Articolo tratto da Il riformista
Undicimila partecipanti da 187 paesi. Capi di stato e di governo, rappresentanti del mondo degli affari e dell'industria, più di 400 tra organizzazioni ambientaliste e istituti di ricerca, 800 media accreditati da tutto il mondo. Se bastassero i numeri a decretare il successo di una conferenza, il meeting delle Nazioni Unite sui cambiamenti climatici - iniziato lunedì a Poznan, in Polonia, e che si chiuderà il prossimo 12 dicembre - sarebbe già un trionfo.
Ci sarà da combattere, invece, per raggiungere quelli che il segretario esecutivo della conferenza, l'incaricato Onu per il clima Ivo de Boer, ha indicato come gli obiettivi «possibili». Il meeting di Poznan è la tappa intermedia della road map partita l'anno scorso da Bali e che si concluderà l'anno prossimo a Copenhagen.
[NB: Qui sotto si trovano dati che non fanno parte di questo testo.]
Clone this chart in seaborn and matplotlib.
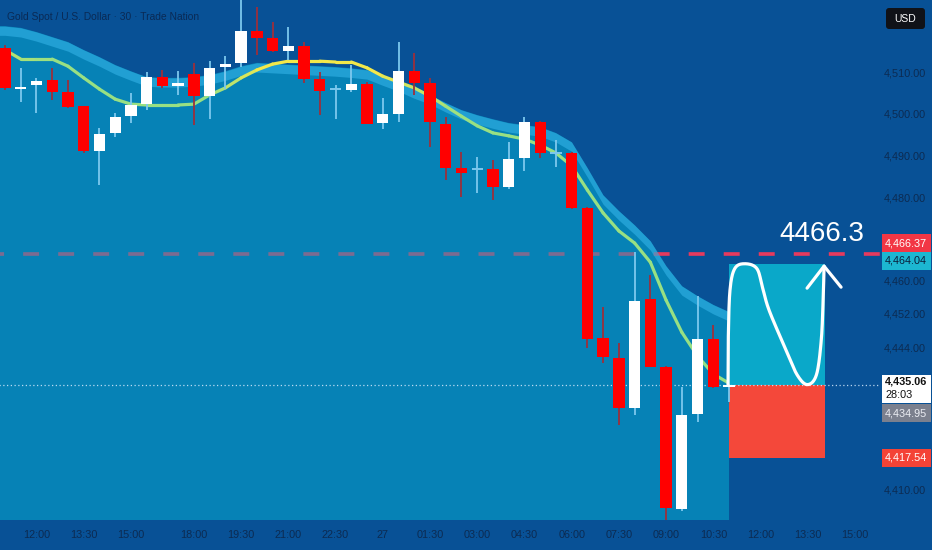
import numpy as np
import matplotlib
matplotlib.use("Agg")
import matplotlib.pyplot as plt
import seaborn as sns
from matplotlib.patches import Rectangle, FancyBboxPatch
from matplotlib.collections import LineCollection
from matplotlib.colors import to_rgb

# ---------------- data ----------------
opens = [4515.8, 4506.0, 4506.9, 4508.1, 4505.2, 4501.8, 4491.1, 4495.3, 4499.4, 4502.3, 4508.8, 4506.6,
         4509.5, 4504.2, 4511.2, 4512.2, 4519.8, 4518.2, 4515.0, 4516.2, 4508.3, 4505.9, 4505.7, 4507.2,
         4497.8, 4500.0, 4510.2, 4507.4, 4497.5, 4487.0, 4486.7, 4486.7, 4482.4, 4489.4, 4498.0, 4490.6,
         4490.6, 4477.4, 4446.2, 4441.4, 4429.4, 4455.6, 4439.3, 4405.2, 4428.0, 4446.0, 4434.5]
highs = [4516.5, 4511.0, 4508.6, 4511.0, 4508.1, 4501.9, 4496.6, 4500.2, 4505.0, 4510.0, 4510.5, 4510.2,
         4512.2, 4512.6, 4513.8, 4530.0, 4525.6, 4522.0, 4520.8, 4517.2, 4510.0, 4506.9, 4511.7, 4507.6,
         4503.8, 4517.2, 4514.6, 4508.6, 4499.2, 4490.8, 4489.6, 4488.9, 4493.2, 4499.2, 4498.2, 4493.7,
         4490.8, 4477.6, 4453.6, 4445.0, 4466.8, 4461.3, 4439.5, 4434.5, 4456.3, 4449.3, 4435.2]
lows = [4505.8, 4502.8, 4500.2, 4503.3, 4501.4, 4490.6, 4482.9, 4494.4, 4497.8, 4500.9, 4506.2, 4504.5,
        4497.3, 4498.7, 4505.9, 4511.2, 4514.1, 4514.8, 4512.9, 4507.4, 4499.7, 4498.7, 4505.2, 4497.5,
        4496.3, 4498.0, 4504.5, 4492.0, 4484.1, 4480.0, 4481.0, 4479.3, 4481.9, 4486.3, 4489.4, 4487.2,
        4477.2, 4443.8, 4440.2, 4425.3, 4427.7, 4439.3, 4401.5, 4404.7, 4426.1, 4434.2, 4430.9]
closes = [4506.2, 4506.5, 4507.8, 4505.2, 4501.6, 4491.1, 4495.1, 4499.2, 4502.1, 4508.8, 4506.6, 4507.4,
          4504.2, 4511.0, 4511.9, 4519.8, 4518.2, 4515.0, 4516.2, 4508.3, 4505.4, 4505.9, 4507.2, 4497.5,
          4499.9, 4510.2, 4507.4, 4498.0, 4487.0, 4485.8, 4486.7, 4482.4, 4489.1, 4498.0, 4490.6, 4490.6,
          4477.4, 4446.0, 4441.7, 4429.4, 4455.1, 4439.3, 4405.4, 4427.7, 4446.0, 4434.5, 4435.06]
ema = [4515.3, 4513.1, 4513.1, 4513.1, 4511.4, 4508.6, 4505.9, 4503.5, 4502.3, 4502.1, 4502.1, 4502.1,
       4502.3, 4504.5, 4506.2, 4508.6, 4510.5, 4511.9, 4512.6, 4512.6, 4512.6, 4512.4, 4512.4, 4511.0,
       4509.0, 4507.6, 4506.2, 4504.2, 4501.8, 4499.4, 4497.1, 4495.4, 4494.7, 4493.9, 4492.5, 4490.6,
       4487.5, 4481.7, 4476.2, 4471.9, 4469.0, 4464.4, 4455.3, 4447.6, 4441.9, 4437.6, 4435.4]
band = [4521.0, 4520.6, 4519.6, 4518.4, 4517.2, 4515.3, 4513.6, 4511.7, 4510.2, 4508.8, 4508.6, 4508.6,
        4508.8, 4509.3, 4510.2, 4511.4, 4512.2, 4512.0, 4511.8, 4511.6, 4511.4, 4511.2, 4510.9, 4510.5,
        4509.0, 4507.6, 4505.9, 4504.5, 4502.6, 4500.9, 4499.7, 4498.7, 4497.8, 4497.3, 4496.8, 4495.4,
        4493.2, 4487.0, 4480.5, 4476.7, 4473.3, 4469.5, 4463.5, 4458.7, 4456.3, 4454.2, 4452.5]

xtick_pos = [2, 5, 8, 12, 15, 18, 21, 24, 27, 30, 33, 36, 39, 42, 45, 48, 51, 54]
xtick_labels = ["12:00", "13:30", "15:00", "18:00", "19:30", "21:00", "22:30", "27", "01:30", "03:00",
                "04:30", "06:00", "07:30", "09:00", "10:30", "12:00", "13:30", "15:00"]
ytick_vals = [4410, 4444, 4452, 4460, 4470, 4480, 4490, 4500, 4510]

alert_price = 4466.37
target_price = 4464.04
entry_price = 4435.06
bid_price = 4434.95
stop_price = 4417.54
countdown = "28:03"
note_text = "4466.3"
title_text = "Gold Spot / U.S. Dollar \u00b7 30 \u00b7 Trade Nation"
currency = "USD"
box_start, box_end = 46.0, 52.1

# ---------------- style ----------------
BG = "#085196"
FILL = "#06a4cd"
STRIP = "#3cbcf0"
TXT = "#0c2b52"
UP_BODY, UP_WICK = "#ffffff", "#7cc8ee"
DN_BODY, DN_WICK = "#ff0000", "#9c2f3c"
GREEN, YELLOW = "#98e083", "#f3e84a"
ALERT = "#e63a5e"

sns.set_theme(style="dark")
plt.rcParams["font.family"] = ["Liberation Sans Narrow", "Liberation Sans", "DejaVu Sans"]

W, H = 932, 550
fig = plt.figure(figsize=(W / 100, H / 100), dpi=100, facecolor=BG)
ax = fig.add_axes([0, 30 / H, 880 / W, 520 / H])
ax.set_facecolor(BG)
for s in ax.spines.values():
    s.set_visible(False)
ax.grid(False)

n = len(opens)
idx = np.arange(n)
o, h, l, c = map(np.array, (opens, highs, lows, closes))

ax.set_xlim(-0.318, 55.59)
ax.set_ylim(4402.6, 4527.27)

# alert dashed line (beneath the translucent cloud, with a faint tint above it)
dash = (3, (4.4, 5.3))
ax.plot([-1, 60], [alert_price, alert_price], color=ALERT, lw=2.6, linestyle=dash, zorder=1,
        solid_capstyle="butt")
ax.plot([-1, 60], [alert_price, alert_price], color=ALERT, lw=2.6, linestyle=dash, zorder=2.2,
        alpha=0.22, solid_capstyle="butt")

# cloud fill
xf = np.concatenate([[-1.0], idx])
bf = np.concatenate([[band[0]], band])
ax.fill_between(xf, 4380, bf, color=FILL, alpha=0.6, lw=0, zorder=2)
ax.fill_between(xf, bf - 2.2, bf, color=STRIP, alpha=0.5, lw=0, zorder=2.1)

# EMA line with yellow/green colouring
ex = np.concatenate([[-1.0], idx])
ey = np.concatenate([[ema[0]], ema])
pts = np.column_stack([ex, ey])
segs = np.stack([pts[:-1], pts[1:]], axis=1)
mid = 0.5 * (ex[:-1] + ex[1:])
warm = np.interp(mid, [-1, 1, 3, 13, 16.5, 23.5, 29], [0.55, 0.2, 0.0, 0.0, 1.0, 1.0, 0.0])
g, yv = np.array(to_rgb(GREEN)), np.array(to_rgb(YELLOW))
cols = [tuple(g * (1 - w) + yv * w) for w in warm]
ax.add_collection(LineCollection(segs, colors=cols, linewidths=2.3, zorder=3, capstyle="round"))

# current price dotted line
sns.lineplot(x=[-1, 60], y=[entry_price, entry_price], ax=ax, color="#d8ecff", lw=0.9,
             linestyle=(0, (1, 2)), alpha=0.85, zorder=3.5)

# position boxes
ax.add_patch(Rectangle((box_start, entry_price), box_end - box_start, target_price - entry_price,
                       facecolor="#0aa8c9", edgecolor="none", zorder=3.2))
ax.add_patch(Rectangle((box_start, stop_price), box_end - box_start, entry_price - stop_price,
                       facecolor="#f4483a", edgecolor="none", zorder=3.2))

# candles
up = c >= o
doji = np.abs(c - o) < 0.15
bw = 0.72
ax.vlines(idx[up], l[up], h[up], color=UP_WICK, lw=1.3, zorder=4)
ax.vlines(idx[~up], l[~up], h[~up], color=DN_WICK, lw=1.3, zorder=4)
m = up & ~doji
ax.bar(idx[m], (c - o)[m], bottom=o[m], width=bw, color=UP_BODY, lw=0, zorder=5)
ax.bar(idx[~up], (o - c)[~up], bottom=c[~up], width=bw, color=DN_BODY, lw=0, zorder=5)
ax.hlines(c[doji], idx[doji] - bw / 2, idx[doji] + bw / 2, color=UP_WICK, lw=1.4, zorder=5)

# axes ticks
ax.yaxis.tick_right()
ax.set_yticks(ytick_vals)
ax.set_yticklabels([f"{v:,.2f}" for v in ytick_vals])
ax.set_xticks(xtick_pos)
ax.set_xticklabels(xtick_labels)
ax.tick_params(axis="y", length=0, pad=3, labelsize=7.8, labelcolor=TXT)
ax.tick_params(axis="x", length=0, pad=7, labelsize=7.8, labelcolor=TXT)

# ---------------- overlay in pixel coordinates ----------------
ov = fig.add_axes([0, 0, 1, 1], facecolor="none")
ov.set_xlim(0, W)
ov.set_ylim(H, 0)
ov.axis("off")


def py(price):
    return H - ax.transData.transform((0, price))[1]


def px(xi):
    return ax.transData.transform((xi, 0))[0]


# white hand-drawn wave inside the target box
bx0, bx1 = px(box_start), px(box_end)
yb, yt = py(entry_price), py(target_price)
fx = [0.0, 0.003, 0.02, 0.07, 0.175, 0.30, 0.36, 0.43, 0.61, 0.72, 0.825, 0.92, 0.97, 0.99, 1.0]
fy = [0.0, 0.40, 0.78, 0.96, 1.0, 0.96, 0.80, 0.61, 0.275, 0.08, 0.0, 0.08, 0.36, 0.69, 0.98]
P = np.column_stack([bx0 - 1 + np.array(fx) * (bx1 - bx0), yb - np.array(fy) * (yb - yt)])


def catmull(points, k=16):
    pp = np.vstack([points[0], points, points[-1]])
    out = []
    t = np.linspace(0, 1, k, endpoint=False)[:, None]
    for i in range(1, len(pp) - 2):
        p0, p1, p2, p3 = pp[i - 1], pp[i], pp[i + 1], pp[i + 2]
        out.append(0.5 * (2 * p1 + (-p0 + p2) * t + (2 * p0 - 5 * p1 + 4 * p2 - p3) * t ** 2
                          + (-p0 + 3 * p1 - 3 * p2 + p3) * t ** 3))
    out.append(pp[-2][None])
    return np.vstack(out)


curve = catmull(P)
ov.plot(curve[:, 0], curve[:, 1], color="white", lw=2.3, solid_capstyle="round",
        solid_joinstyle="round", zorder=6)
tip = curve[-1]
ov.plot([tip[0] - 17, tip[0], tip[0] + 17], [tip[1] + 22, tip[1], tip[1] + 21], color="white",
        lw=2.3, solid_capstyle="round", solid_joinstyle="round", zorder=6)

ov.text(864, py(alert_price) - 20, note_text, color="white", fontsize=20, ha="right", va="center",
        zorder=6)

# title
ov.text(7, 17, title_text, color="#0a2a55", fontsize=7.4, ha="left", va="center")

# currency box
ov.add_patch(FancyBboxPatch((886, 8), 39, 21, boxstyle="round,pad=0,rounding_size=3",
                            facecolor="#101218", edgecolor="none"))
ov.text(905.5, 18.5, currency, color="white", fontsize=7.5, ha="center", va="center")

# price labels on the scale
labels = [
    (alert_price, "#f23645", "white", -11, 19),
    (target_price, "#1cb7d1", "#0b1e3a", -3, 18),
    (bid_price, "#7b808e", "#eceef4", 28, 18),
    (stop_price, "#f44336", "white", 0, 18),
]
for price, face, tc, dy, hh in labels:
    cy = py(price) + dy
    ov.add_patch(Rectangle((882, cy - hh / 2), 49, hh, facecolor=face, edgecolor="none", zorder=7))
    ov.text(885, cy, f"{price:,.2f}", color=tc, fontsize=7.8, ha="left", va="center", zorder=8)

ey0 = py(entry_price)
ov.add_patch(Rectangle((882, ey0 - 10), 49, 28, facecolor="white", edgecolor="none", zorder=7))
ov.text(885, ey0 - 3, f"{entry_price:,.2f}", color="#111111", fontsize=7.8, ha="left", va="center",
        zorder=8, fontweight="bold")
ov.text(885, ey0 + 10, countdown, color="#111111", fontsize=7.8, ha="left", va="center", zorder=8)

fig.savefig("out.png", dpi=100, facecolor=BG)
Nella capitale danese, alla fine del 2009, si delineeranno le risposte della comunità internazionale per contenere il cambiamento climatico in atto a partire dal 2013, quando si chiuderà la prima fase del Protocollo di Kyoto.
Gran parte delle risposte che verranno dipendono però dai passi avanti che gli attori della conferenza saranno in grado di fare qui e ora, a Poznan. Nel 2007, ha detto de Boer, dalla comunità scientifica ed economica sono arrivati segnali chiari. Come il rapporto dell'Ipcc - il Comitato intergovernativo per i mutamenti climatici dell'Onu, insignito del Nobel per la pace nel 2007 -, che se da una parte ha definito in maniera inequivocabile le catastrofi alle quali andiamo incontro, dall'altra lascia speranze, considerato che oggi ci sarebbero le tecnologie per invertire il corso degli eventi. O come il rapporto di Sir Nicholas Stern, consigliere del governo inglese, secondo cui non intervenire in tempo porterebbe a un crollo economico paragonabile alle conseguenze di due guerre mondiali e della depressione del '29 messe insieme.
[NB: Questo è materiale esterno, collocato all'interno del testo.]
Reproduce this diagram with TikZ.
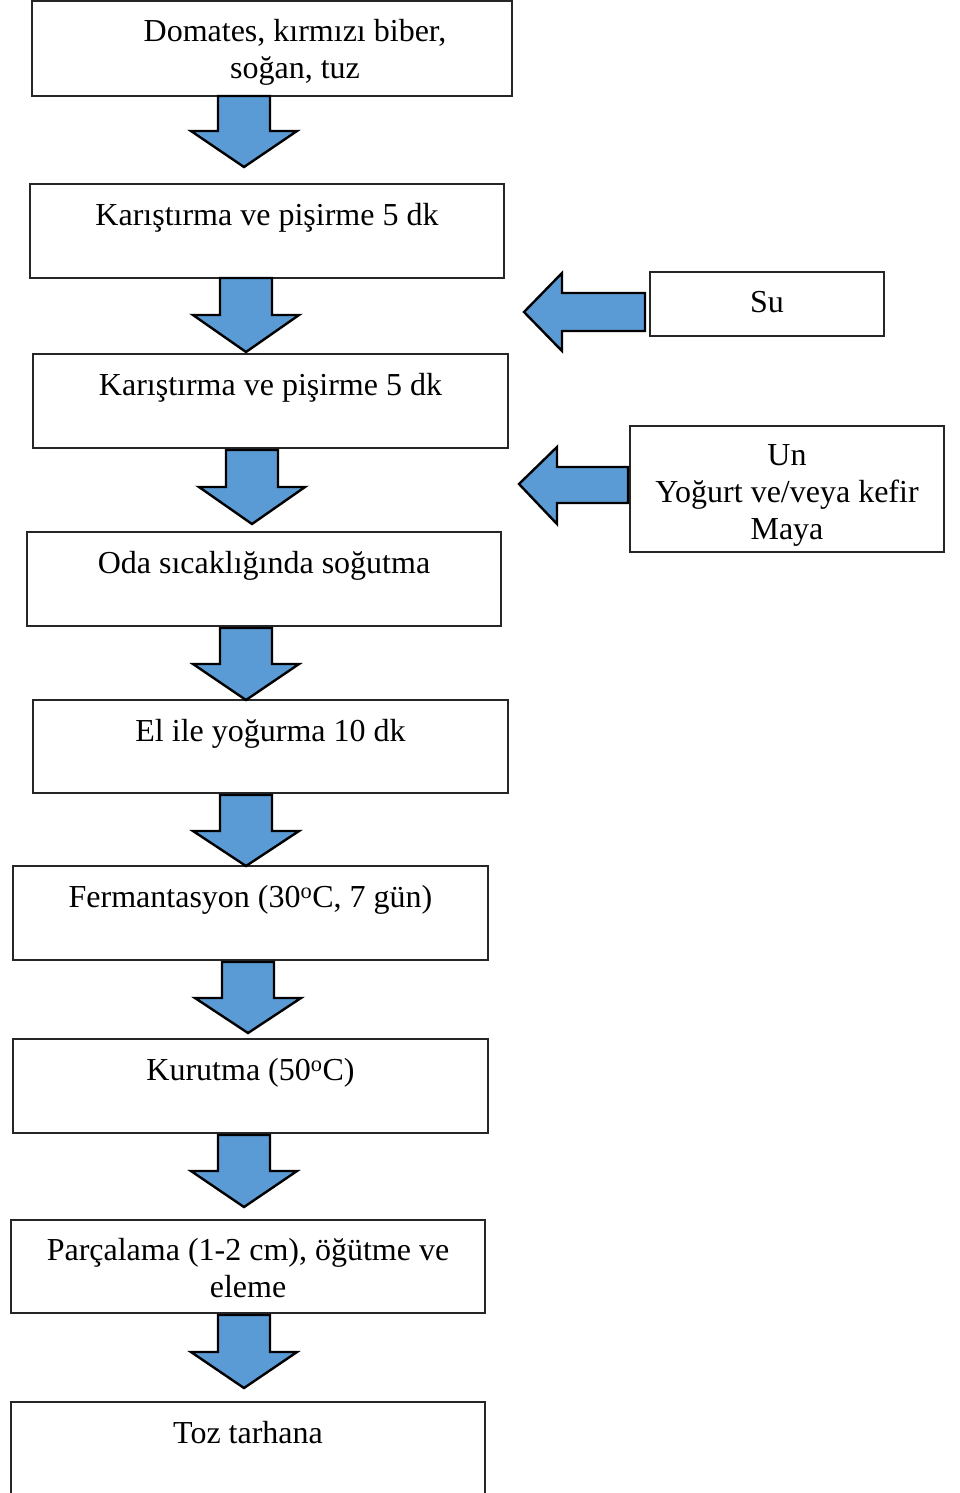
\documentclass[tikz,border=0pt]{standalone}
\usepackage{fontspec}
\setmainfont{Liberation Serif}
\definecolor{arrowblue}{HTML}{5B9BD5}
\begin{document}
\begin{tikzpicture}[x=1pt,y=-1pt,
  box/.style={draw=black!85, line width=1.2pt, inner sep=0pt, fill=white},
  txt/.style={font=\fontsize{32}{37}\selectfont, anchor=base, align=center, inner sep=0pt},
  blockarrow/.style={draw=black, line width=2.4pt, fill=arrowblue, line join=miter}]
\clip (0,0) rectangle (959,1493);
% boxes
\node[box, minimum width=480pt, minimum height=95pt] (b1) at (272,48.5) {};
\node[box, minimum width=474pt, minimum height=94pt] (b2) at (267,231) {};
\node[box, minimum width=475pt, minimum height=94pt] (b3) at (270.5,401) {};
\node[box, minimum width=474pt, minimum height=94pt] (b4) at (264,579) {};
\node[box, minimum width=475pt, minimum height=93pt] (b5) at (270.5,746.5) {};
\node[box, minimum width=475pt, minimum height=94pt] (b6) at (250.5,913) {};
\node[box, minimum width=475pt, minimum height=94pt] (b7) at (250.5,1086) {};
\node[box, minimum width=474pt, minimum height=93pt] (b8) at (248,1266.5) {};
\node[box, minimum width=474pt, minimum height=98pt] (b9) at (248,1451) {};
\node[box, minimum width=234pt, minimum height=64pt] (su) at (767,304) {};
\node[box, minimum width=314pt, minimum height=126pt] (un) at (787,489) {};
% texts (base anchor = baseline of the last line)
\node[txt] (t1) at ([xshift=23pt,yshift=-78pt]b1.north) {Domates, kırmızı biber,\\soğan, tuz};
\node[txt] (t2) at ([yshift=-42pt]b2.north) {Karıştırma ve pişirme 5 dk};
\node[txt] (t3) at ([yshift=-42pt]b3.north) {Karıştırma ve pişirme 5 dk};
\node[txt] (t4) at ([yshift=-42pt]b4.north) {Oda sıcaklığında soğutma};
\node[txt] (t5) at ([yshift=-42pt]b5.north) {El ile yoğurma 10 dk};
\node[txt] (t6) at ([yshift=-42pt]b6.north) {Fermantasyon (30\textsuperscript{o}C, 7 gün)};
\node[txt] (t7) at ([yshift=-42pt]b7.north) {Kurutma (50\textsuperscript{o}C)};
\node[txt] (t8) at ([yshift=-78pt]b8.north) {Parçalama (1-2 cm), öğütme ve\\eleme};
\node[txt] (t9) at ([yshift=-42pt]b9.north) {Toz tarhana};
\node[txt] (tsu) at ([yshift=-41pt]su.north) {Su};
\node[txt] (tun) at ([yshift=-114pt]un.north) {Un\\Yoğurt ve/veya kefir\\Maya};
% down block arrows
\draw[blockarrow] (218,96) -- (218,131) -- (191,131) -- (244,167) -- (297,131) -- (270,131) -- (270,96) -- cycle;
\draw[blockarrow] (220,278) -- (220,315) -- (193,315) -- (246,352) -- (299,315) -- (272,315) -- (272,278) -- cycle;
\draw[blockarrow] (226,450) -- (226,487) -- (199,487) -- (252,524) -- (305,487) -- (278,487) -- (278,450) -- cycle;
\draw[blockarrow] (220,628) -- (220,664) -- (193,664) -- (246,700) -- (299,664) -- (272,664) -- (272,628) -- cycle;
\draw[blockarrow] (220,795) -- (220,831) -- (193,831) -- (246,866) -- (299,831) -- (272,831) -- (272,795) -- cycle;
\draw[blockarrow] (222,962) -- (222,998) -- (195,998) -- (248,1033) -- (301,998) -- (274,998) -- (274,962) -- cycle;
\draw[blockarrow] (218,1135) -- (218,1171) -- (191,1171) -- (244,1207) -- (297,1171) -- (270,1171) -- (270,1135) -- cycle;
\draw[blockarrow] (218,1315) -- (218,1352) -- (191,1352) -- (244,1388) -- (297,1352) -- (270,1352) -- (270,1315) -- cycle;
% left block arrows
\draw[blockarrow] (645,293) -- (562,293) -- (562,273) -- (524,312) -- (562,351) -- (562,331) -- (645,331) -- cycle;
\draw[blockarrow] (628,467) -- (557,467) -- (557,447) -- (519,484) -- (557,524) -- (557,503) -- (628,503) -- cycle;
\end{tikzpicture}
\end{document}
Ma si possono mobilitare le risorse finanziarie necessarie in tempi di crisi come quelli che stiamo vivendo? Una domanda critica per de Boer, alla quale c'è però solo una risposta plausibile: sì, perché non farlo sarebbe un suicidio anche economico. «La comunità scientifica concorda sul fatto che un innalzamento della temperatura superiore ai due gradi porterebbe cambiamenti irreversibili», ha ricordato il presidente polacco Donald Tusk nel discorso di apertura del meeting. Se ci sarà un New Deal, allora dovrà essere un Green New Deal. Negli incontri preparatori che si sono tenuti durante il 2008 sono state avanzate proposte per oltre 700 pagine, che oggi sono state ridotte in un unico documento di 82 pagine. Bisognerà condensare ancora, per delineare interventi risolutivi e per non offrire ai paesi più riluttanti la possibilità di affondare l'accordo nel caos.